(Recorded data)
· · · ·
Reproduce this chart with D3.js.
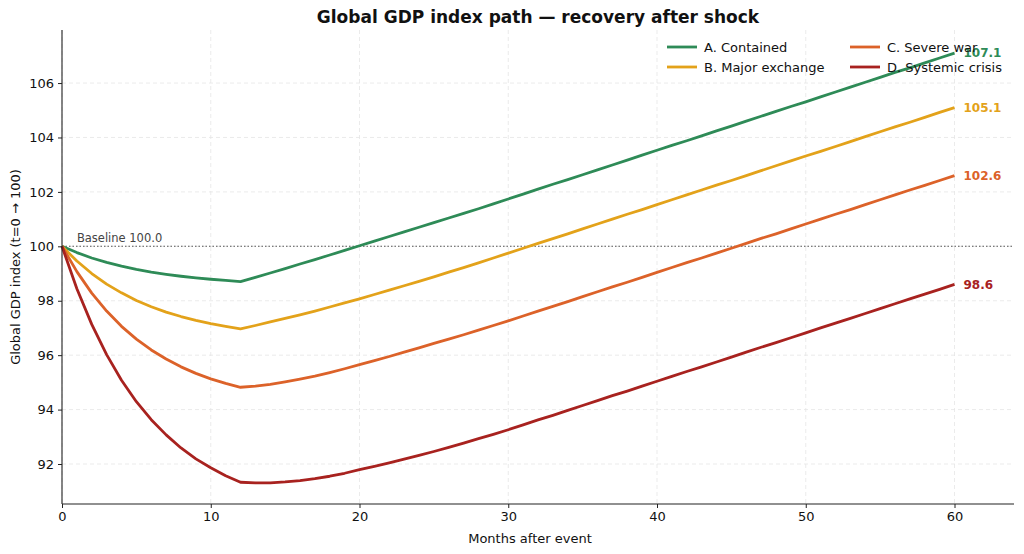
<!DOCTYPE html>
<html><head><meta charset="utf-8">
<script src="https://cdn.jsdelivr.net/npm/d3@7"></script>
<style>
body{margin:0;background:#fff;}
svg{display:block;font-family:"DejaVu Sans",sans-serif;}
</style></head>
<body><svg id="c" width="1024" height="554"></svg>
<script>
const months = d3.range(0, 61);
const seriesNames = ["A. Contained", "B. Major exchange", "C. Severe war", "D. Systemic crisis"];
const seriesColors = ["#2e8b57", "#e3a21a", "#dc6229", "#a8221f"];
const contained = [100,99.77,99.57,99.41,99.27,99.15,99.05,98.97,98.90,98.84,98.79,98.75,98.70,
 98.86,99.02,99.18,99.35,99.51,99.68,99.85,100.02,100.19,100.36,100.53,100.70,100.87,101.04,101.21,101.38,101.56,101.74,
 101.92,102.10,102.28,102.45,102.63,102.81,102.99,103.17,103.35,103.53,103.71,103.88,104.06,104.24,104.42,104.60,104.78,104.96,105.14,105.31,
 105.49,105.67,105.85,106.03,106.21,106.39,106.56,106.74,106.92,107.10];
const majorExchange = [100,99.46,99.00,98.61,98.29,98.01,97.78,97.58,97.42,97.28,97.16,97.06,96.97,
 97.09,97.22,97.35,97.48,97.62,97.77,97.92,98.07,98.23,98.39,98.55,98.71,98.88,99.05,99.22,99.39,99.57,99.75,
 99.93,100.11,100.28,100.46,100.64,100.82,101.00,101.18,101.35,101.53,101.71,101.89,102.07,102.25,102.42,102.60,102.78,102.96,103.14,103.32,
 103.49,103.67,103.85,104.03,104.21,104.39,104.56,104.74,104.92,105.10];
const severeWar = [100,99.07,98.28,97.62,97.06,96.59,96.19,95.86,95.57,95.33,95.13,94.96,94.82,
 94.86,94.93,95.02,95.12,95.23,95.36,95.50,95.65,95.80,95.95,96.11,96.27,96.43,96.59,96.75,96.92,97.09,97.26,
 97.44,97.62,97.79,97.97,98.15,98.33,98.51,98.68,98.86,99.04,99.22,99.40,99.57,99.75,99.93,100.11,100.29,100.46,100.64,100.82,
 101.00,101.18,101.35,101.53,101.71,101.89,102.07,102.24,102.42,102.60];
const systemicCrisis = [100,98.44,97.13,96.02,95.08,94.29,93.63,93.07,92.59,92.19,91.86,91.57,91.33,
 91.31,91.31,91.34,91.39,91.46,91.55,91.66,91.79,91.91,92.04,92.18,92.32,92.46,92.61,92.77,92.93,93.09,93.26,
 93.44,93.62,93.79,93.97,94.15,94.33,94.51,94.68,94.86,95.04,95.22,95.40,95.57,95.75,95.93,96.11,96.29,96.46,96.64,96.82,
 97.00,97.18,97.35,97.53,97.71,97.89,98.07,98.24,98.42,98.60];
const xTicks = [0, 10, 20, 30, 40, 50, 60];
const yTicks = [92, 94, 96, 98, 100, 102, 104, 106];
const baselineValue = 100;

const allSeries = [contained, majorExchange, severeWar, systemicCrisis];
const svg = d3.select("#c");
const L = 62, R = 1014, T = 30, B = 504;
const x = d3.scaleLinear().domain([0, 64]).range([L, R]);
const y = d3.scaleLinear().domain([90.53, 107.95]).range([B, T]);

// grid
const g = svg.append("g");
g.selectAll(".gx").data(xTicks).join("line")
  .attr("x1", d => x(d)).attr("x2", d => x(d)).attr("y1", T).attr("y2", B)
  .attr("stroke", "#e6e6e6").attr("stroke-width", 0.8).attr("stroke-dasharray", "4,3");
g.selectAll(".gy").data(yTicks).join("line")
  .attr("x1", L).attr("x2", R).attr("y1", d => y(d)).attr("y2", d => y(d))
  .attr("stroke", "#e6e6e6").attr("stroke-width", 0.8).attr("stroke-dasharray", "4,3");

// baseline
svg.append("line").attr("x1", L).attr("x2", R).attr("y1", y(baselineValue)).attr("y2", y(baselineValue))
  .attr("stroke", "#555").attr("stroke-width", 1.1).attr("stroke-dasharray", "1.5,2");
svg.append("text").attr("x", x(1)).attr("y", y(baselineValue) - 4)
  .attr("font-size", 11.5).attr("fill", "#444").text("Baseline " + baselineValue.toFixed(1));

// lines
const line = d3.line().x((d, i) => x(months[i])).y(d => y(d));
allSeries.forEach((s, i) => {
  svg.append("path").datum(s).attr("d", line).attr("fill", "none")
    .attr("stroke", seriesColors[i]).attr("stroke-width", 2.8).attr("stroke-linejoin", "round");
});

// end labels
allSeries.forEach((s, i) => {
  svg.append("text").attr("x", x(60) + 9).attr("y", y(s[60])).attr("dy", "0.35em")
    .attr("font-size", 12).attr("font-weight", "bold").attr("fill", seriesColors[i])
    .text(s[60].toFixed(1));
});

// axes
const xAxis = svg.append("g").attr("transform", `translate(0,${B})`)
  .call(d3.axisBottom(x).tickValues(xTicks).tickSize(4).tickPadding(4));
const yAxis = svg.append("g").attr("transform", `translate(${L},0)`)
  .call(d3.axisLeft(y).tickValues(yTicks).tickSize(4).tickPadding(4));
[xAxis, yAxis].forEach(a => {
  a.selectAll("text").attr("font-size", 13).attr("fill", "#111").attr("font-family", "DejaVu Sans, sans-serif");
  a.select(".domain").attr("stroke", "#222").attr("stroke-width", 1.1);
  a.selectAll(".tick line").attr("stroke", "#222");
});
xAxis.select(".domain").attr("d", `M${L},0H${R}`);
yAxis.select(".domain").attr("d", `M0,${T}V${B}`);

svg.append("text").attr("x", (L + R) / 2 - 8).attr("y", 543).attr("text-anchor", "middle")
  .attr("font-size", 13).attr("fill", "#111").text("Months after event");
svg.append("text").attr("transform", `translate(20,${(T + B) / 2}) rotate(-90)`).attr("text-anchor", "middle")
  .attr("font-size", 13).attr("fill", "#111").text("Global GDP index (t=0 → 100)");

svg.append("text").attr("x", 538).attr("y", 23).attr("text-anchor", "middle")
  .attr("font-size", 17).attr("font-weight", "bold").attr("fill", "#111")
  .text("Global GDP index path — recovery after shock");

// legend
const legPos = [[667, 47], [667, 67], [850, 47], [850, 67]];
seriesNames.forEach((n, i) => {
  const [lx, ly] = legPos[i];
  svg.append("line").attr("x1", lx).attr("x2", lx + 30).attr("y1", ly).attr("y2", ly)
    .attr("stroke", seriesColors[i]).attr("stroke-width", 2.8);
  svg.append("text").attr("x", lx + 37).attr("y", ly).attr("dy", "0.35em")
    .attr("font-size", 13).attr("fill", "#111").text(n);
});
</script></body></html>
· · · ·
(Written request) The pictures should not be reproduced; quote all of the other material exactly.

(Finished answer)
Reproduce this chart with D3.js.
<!DOCTYPE html>
<html><head><meta charset="utf-8">
<script src="https://cdn.jsdelivr.net/npm/d3@7"></script>
<style>
body{margin:0;background:#fff;}
svg{display:block;font-family:"DejaVu Sans",sans-serif;}
</style></head>
<body><svg id="c" width="1024" height="554"></svg>
<script>
const months = d3.range(0, 61);
const seriesNames = ["A. Contained", "B. Major exchange", "C. Severe war", "D. Systemic crisis"];
const seriesColors = ["#2e8b57", "#e3a21a", "#dc6229", "#a8221f"];
const contained = [100,99.77,99.57,99.41,99.27,99.15,99.05,98.97,98.90,98.84,98.79,98.75,98.70,
 98.86,99.02,99.18,99.35,99.51,99.68,99.85,100.02,100.19,100.36,100.53,100.70,100.87,101.04,101.21,101.38,101.56,101.74,
 101.92,102.10,102.28,102.45,102.63,102.81,102.99,103.17,103.35,103.53,103.71,103.88,104.06,104.24,104.42,104.60,104.78,104.96,105.14,105.31,
 105.49,105.67,105.85,106.03,106.21,106.39,106.56,106.74,106.92,107.10];
const majorExchange = [100,99.46,99.00,98.61,98.29,98.01,97.78,97.58,97.42,97.28,97.16,97.06,96.97,
 97.09,97.22,97.35,97.48,97.62,97.77,97.92,98.07,98.23,98.39,98.55,98.71,98.88,99.05,99.22,99.39,99.57,99.75,
 99.93,100.11,100.28,100.46,100.64,100.82,101.00,101.18,101.35,101.53,101.71,101.89,102.07,102.25,102.42,102.60,102.78,102.96,103.14,103.32,
 103.49,103.67,103.85,104.03,104.21,104.39,104.56,104.74,104.92,105.10];
const severeWar = [100,99.07,98.28,97.62,97.06,96.59,96.19,95.86,95.57,95.33,95.13,94.96,94.82,
 94.86,94.93,95.02,95.12,95.23,95.36,95.50,95.65,95.80,95.95,96.11,96.27,96.43,96.59,96.75,96.92,97.09,97.26,
 97.44,97.62,97.79,97.97,98.15,98.33,98.51,98.68,98.86,99.04,99.22,99.40,99.57,99.75,99.93,100.11,100.29,100.46,100.64,100.82,
 101.00,101.18,101.35,101.53,101.71,101.89,102.07,102.24,102.42,102.60];
const systemicCrisis = [100,98.44,97.13,96.02,95.08,94.29,93.63,93.07,92.59,92.19,91.86,91.57,91.33,
 91.31,91.31,91.34,91.39,91.46,91.55,91.66,91.79,91.91,92.04,92.18,92.32,92.46,92.61,92.77,92.93,93.09,93.26,
 93.44,93.62,93.79,93.97,94.15,94.33,94.51,94.68,94.86,95.04,95.22,95.40,95.57,95.75,95.93,96.11,96.29,96.46,96.64,96.82,
 97.00,97.18,97.35,97.53,97.71,97.89,98.07,98.24,98.42,98.60];
const xTicks = [0, 10, 20, 30, 40, 50, 60];
const yTicks = [92, 94, 96, 98, 100, 102, 104, 106];
const baselineValue = 100;

const allSeries = [contained, majorExchange, severeWar, systemicCrisis];
const svg = d3.select("#c");
const L = 62, R = 1014, T = 30, B = 504;
const x = d3.scaleLinear().domain([0, 64]).range([L, R]);
const y = d3.scaleLinear().domain([90.53, 107.95]).range([B, T]);

// grid
const g = svg.append("g");
g.selectAll(".gx").data(xTicks).join("line")
  .attr("x1", d => x(d)).attr("x2", d => x(d)).attr("y1", T).attr("y2", B)
  .attr("stroke", "#e6e6e6").attr("stroke-width", 0.8).attr("stroke-dasharray", "4,3");
g.selectAll(".gy").data(yTicks).join("line")
  .attr("x1", L).attr("x2", R).attr("y1", d => y(d)).attr("y2", d => y(d))
  .attr("stroke", "#e6e6e6").attr("stroke-width", 0.8).attr("stroke-dasharray", "4,3");

// baseline
svg.append("line").attr("x1", L).attr("x2", R).attr("y1", y(baselineValue)).attr("y2", y(baselineValue))
  .attr("stroke", "#555").attr("stroke-width", 1.1).attr("stroke-dasharray", "1.5,2");
svg.append("text").attr("x", x(1)).attr("y", y(baselineValue) - 4)
  .attr("font-size", 11.5).attr("fill", "#444").text("Baseline " + baselineValue.toFixed(1));

// lines
const line = d3.line().x((d, i) => x(months[i])).y(d => y(d));
allSeries.forEach((s, i) => {
  svg.append("path").datum(s).attr("d", line).attr("fill", "none")
    .attr("stroke", seriesColors[i]).attr("stroke-width", 2.8).attr("stroke-linejoin", "round");
});

// end labels
allSeries.forEach((s, i) => {
  svg.append("text").attr("x", x(60) + 9).attr("y", y(s[60])).attr("dy", "0.35em")
    .attr("font-size", 12).attr("font-weight", "bold").attr("fill", seriesColors[i])
    .text(s[60].toFixed(1));
});

// axes
const xAxis = svg.append("g").attr("transform", `translate(0,${B})`)
  .call(d3.axisBottom(x).tickValues(xTicks).tickSize(4).tickPadding(4));
const yAxis = svg.append("g").attr("transform", `translate(${L},0)`)
  .call(d3.axisLeft(y).tickValues(yTicks).tickSize(4).tickPadding(4));
[xAxis, yAxis].forEach(a => {
  a.selectAll("text").attr("font-size", 13).attr("fill", "#111").attr("font-family", "DejaVu Sans, sans-serif");
  a.select(".domain").attr("stroke", "#222").attr("stroke-width", 1.1);
  a.selectAll(".tick line").attr("stroke", "#222");
});
xAxis.select(".domain").attr("d", `M${L},0H${R}`);
yAxis.select(".domain").attr("d", `M0,${T}V${B}`);

svg.append("text").attr("x", (L + R) / 2 - 8).attr("y", 543).attr("text-anchor", "middle")
  .attr("font-size", 13).attr("fill", "#111").text("Months after event");
svg.append("text").attr("transform", `translate(20,${(T + B) / 2}) rotate(-90)`).attr("text-anchor", "middle")
  .attr("font-size", 13).attr("fill", "#111").text("Global GDP index (t=0 → 100)");

svg.append("text").attr("x", 538).attr("y", 23).attr("text-anchor", "middle")
  .attr("font-size", 17).attr("font-weight", "bold").attr("fill", "#111")
  .text("Global GDP index path — recovery after shock");

// legend
const legPos = [[667, 47], [667, 67], [850, 47], [850, 67]];
seriesNames.forEach((n, i) => {
  const [lx, ly] = legPos[i];
  svg.append("line").attr("x1", lx).attr("x2", lx + 30).attr("y1", ly).attr("y2", ly)
    .attr("stroke", seriesColors[i]).attr("stroke-width", 2.8);
  svg.append("text").attr("x", lx + 37).attr("y", ly).attr("dy", "0.35em")
    .attr("font-size", 13).attr("fill", "#111").text(n);
});
</script></body></html>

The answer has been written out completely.